Records from a data source

* * * * *

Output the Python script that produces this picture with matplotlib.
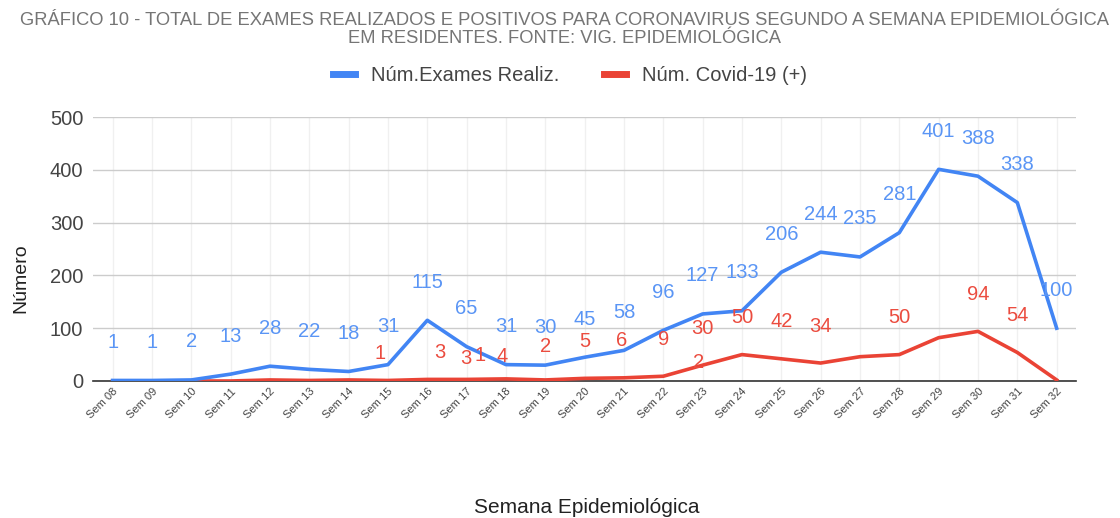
import matplotlib
matplotlib.use("Agg")
import matplotlib.pyplot as plt

plt.rcParams['font.family'] = ['Liberation Sans', 'DejaVu Sans']

semanas = ["Sem 08", "Sem 09", "Sem 10", "Sem 11", "Sem 12", "Sem 13", "Sem 14",
           "Sem 15", "Sem 16", "Sem 17", "Sem 18", "Sem 19", "Sem 20", "Sem 21",
           "Sem 22", "Sem 23", "Sem 24", "Sem 25", "Sem 26", "Sem 27", "Sem 28",
           "Sem 29", "Sem 30", "Sem 31", "Sem 32"]
exames = [1, 1, 2, 13, 28, 22, 18, 31, 115, 65, 31, 30, 45, 58, 96, 127, 133,
          206, 244, 235, 281, 401, 388, 338, 100]
covid = [0, 0, 0, 0, 2, 1, 2, 1, 3, 3, 4, 2, 5, 6, 9, 30, 50, 42, 34, 46, 50,
         82, 94, 54, 2]
# red labels as the original chart placed them: (week index, text, dx px, dy px)
covid_labels = [(7, "1", -8, 27), (8, "3", 13, 27), (9, "3", -1, 21),
                (9, "1", 13, 24), (10, "4", -4, 22), (11, "2", 0, 33),
                (12, "5", 0, 37), (13, "6", -2, 37), (14, "9", 0, 37),
                (15, "30", 0, 37), (15, "2", -4, 3), (16, "50", 0, 37),
                (17, "42", 0, 37), (18, "34", 0, 37), (20, "50", 0, 37),
                (22, "94", 0, 37), (23, "54", 0, 37)]

azul = "#4285F4"
vermelho = "#EA4335"
x = list(range(len(semanas)))

fig = plt.figure(figsize=(11.2, 5.18), dpi=100)
ax = fig.add_axes([0.083, 0.2645, 0.878, 0.5095])

ax.plot(x, exames, color=azul, lw=2.6, label="Núm.Exames Realiz.", zorder=4)
ax.plot(x, covid, color=vermelho, lw=2.6, label="Núm. Covid-19 (+)", zorder=3)

for i, v in enumerate(exames):
    ax.annotate(str(v), (i, v), xytext=(0, 38), textcoords="offset pixels",
                ha="center", va="center", color="#5a95f5", fontsize=14.5,
                zorder=5, annotation_clip=False)
for i, t, dx, dy in covid_labels:
    ax.annotate(t, (i, covid[i]), xytext=(dx, dy), textcoords="offset pixels",
                ha="center", va="center", color="#eb4c3f", fontsize=14.5,
                zorder=5, annotation_clip=False)

ax.set_xlim(-0.5, len(semanas) - 0.5)
ax.set_ylim(0, 500)
ax.set_yticks([0, 100, 200, 300, 400, 500])
ax.set_xticks(x)
ax.set_xticklabels(semanas, rotation=45, ha="right", rotation_mode="anchor",
                   fontsize=8, color="#444444")
ax.tick_params(axis="y", labelsize=14.5, labelcolor="#444444", length=0, pad=7)
ax.tick_params(axis="x", length=0, pad=4)
ax.grid(axis="y", color="#cccccc", lw=1)
for i in x:
    ax.axvline(i, color="#f0f0f0", lw=1, zorder=0)
ax.set_axisbelow(True)
for s in ["top", "right", "left"]:
    ax.spines[s].set_visible(False)
ax.spines["bottom"].set_color("#333333")
ax.spines["bottom"].set_linewidth(1.2)

fig.text(0.019, 1 - 278 / 518, "Número", rotation=90, ha="center", va="center",
         fontsize=14, color="#222222")
fig.text(0.524, 0.021, "Semana Epidemiológica", ha="center", va="center",
         fontsize=15, color="#222222")

fig.text(0.504, 0.943, "GRÁFICO 10 - TOTAL DE EXAMES REALIZADOS E POSITIVOS PARA CORONAVIRUS SEGUNDO A SEMANA EPIDEMIOLÓGICA\nEM RESIDENTES. FONTE: VIG. EPIDEMIOLÓGICA",
         ha="center", va="center", fontsize=13.2, color="#757575", linespacing=1.1)

leg = fig.legend(loc="center", bbox_to_anchor=(0.509, 0.855), ncol=2, frameon=False,
                 fontsize=14.5, handlelength=1.1, handletextpad=0.8,
                 columnspacing=2.2, labelcolor="#444444")
for h in leg.get_lines():
    h.set_linewidth(5)

fig.savefig("out.png", dpi=100)
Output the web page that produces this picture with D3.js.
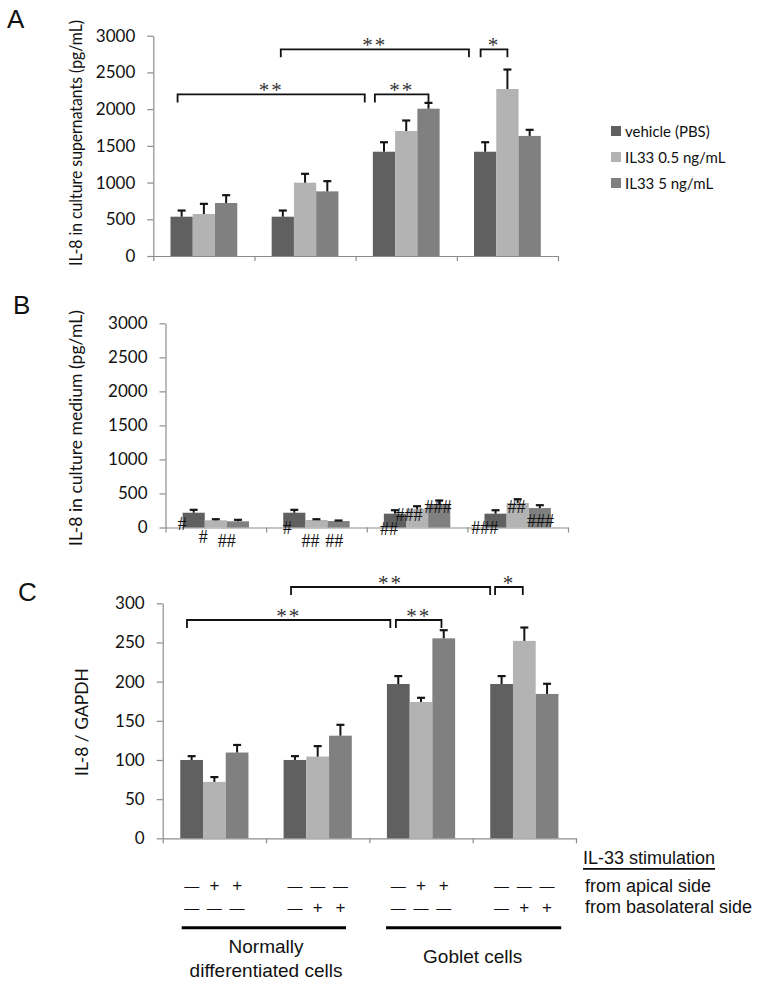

* * * * *

What you should do: Would you mind returning each entry above word for word, skipping the images?

Exercise solution:
Output the Python script that produces this picture with matplotlib.
import matplotlib
matplotlib.use("Agg")
import matplotlib.pyplot as plt

plt.rcParams['font.family'] = ['Liberation Sans', 'DejaVu Sans']

semanas = ["Sem 08", "Sem 09", "Sem 10", "Sem 11", "Sem 12", "Sem 13", "Sem 14",
           "Sem 15", "Sem 16", "Sem 17", "Sem 18", "Sem 19", "Sem 20", "Sem 21",
           "Sem 22", "Sem 23", "Sem 24", "Sem 25", "Sem 26", "Sem 27", "Sem 28",
           "Sem 29", "Sem 30", "Sem 31", "Sem 32"]
exames = [1, 1, 2, 13, 28, 22, 18, 31, 115, 65, 31, 30, 45, 58, 96, 127, 133,
          206, 244, 235, 281, 401, 388, 338, 100]
covid = [0, 0, 0, 0, 2, 1, 2, 1, 3, 3, 4, 2, 5, 6, 9, 30, 50, 42, 34, 46, 50,
         82, 94, 54, 2]
# red labels as the original chart placed them: (week index, text, dx px, dy px)
covid_labels = [(7, "1", -8, 27), (8, "3", 13, 27), (9, "3", -1, 21),
                (9, "1", 13, 24), (10, "4", -4, 22), (11, "2", 0, 33),
                (12, "5", 0, 37), (13, "6", -2, 37), (14, "9", 0, 37),
                (15, "30", 0, 37), (15, "2", -4, 3), (16, "50", 0, 37),
                (17, "42", 0, 37), (18, "34", 0, 37), (20, "50", 0, 37),
                (22, "94", 0, 37), (23, "54", 0, 37)]

azul = "#4285F4"
vermelho = "#EA4335"
x = list(range(len(semanas)))

fig = plt.figure(figsize=(11.2, 5.18), dpi=100)
ax = fig.add_axes([0.083, 0.2645, 0.878, 0.5095])

ax.plot(x, exames, color=azul, lw=2.6, label="Núm.Exames Realiz.", zorder=4)
ax.plot(x, covid, color=vermelho, lw=2.6, label="Núm. Covid-19 (+)", zorder=3)

for i, v in enumerate(exames):
    ax.annotate(str(v), (i, v), xytext=(0, 38), textcoords="offset pixels",
                ha="center", va="center", color="#5a95f5", fontsize=14.5,
                zorder=5, annotation_clip=False)
for i, t, dx, dy in covid_labels:
    ax.annotate(t, (i, covid[i]), xytext=(dx, dy), textcoords="offset pixels",
                ha="center", va="center", color="#eb4c3f", fontsize=14.5,
                zorder=5, annotation_clip=False)

ax.set_xlim(-0.5, len(semanas) - 0.5)
ax.set_ylim(0, 500)
ax.set_yticks([0, 100, 200, 300, 400, 500])
ax.set_xticks(x)
ax.set_xticklabels(semanas, rotation=45, ha="right", rotation_mode="anchor",
                   fontsize=8, color="#444444")
ax.tick_params(axis="y", labelsize=14.5, labelcolor="#444444", length=0, pad=7)
ax.tick_params(axis="x", length=0, pad=4)
ax.grid(axis="y", color="#cccccc", lw=1)
for i in x:
    ax.axvline(i, color="#f0f0f0", lw=1, zorder=0)
ax.set_axisbelow(True)
for s in ["top", "right", "left"]:
    ax.spines[s].set_visible(False)
ax.spines["bottom"].set_color("#333333")
ax.spines["bottom"].set_linewidth(1.2)

fig.text(0.019, 1 - 278 / 518, "Número", rotation=90, ha="center", va="center",
         fontsize=14, color="#222222")
fig.text(0.524, 0.021, "Semana Epidemiológica", ha="center", va="center",
         fontsize=15, color="#222222")

fig.text(0.504, 0.943, "GRÁFICO 10 - TOTAL DE EXAMES REALIZADOS E POSITIVOS PARA CORONAVIRUS SEGUNDO A SEMANA EPIDEMIOLÓGICA\nEM RESIDENTES. FONTE: VIG. EPIDEMIOLÓGICA",
         ha="center", va="center", fontsize=13.2, color="#757575", linespacing=1.1)

leg = fig.legend(loc="center", bbox_to_anchor=(0.509, 0.855), ncol=2, frameon=False,
                 fontsize=14.5, handlelength=1.1, handletextpad=0.8,
                 columnspacing=2.2, labelcolor="#444444")
for h in leg.get_lines():
    h.set_linewidth(5)

fig.savefig("out.png", dpi=100)
Output the web page that produces this picture with D3.js.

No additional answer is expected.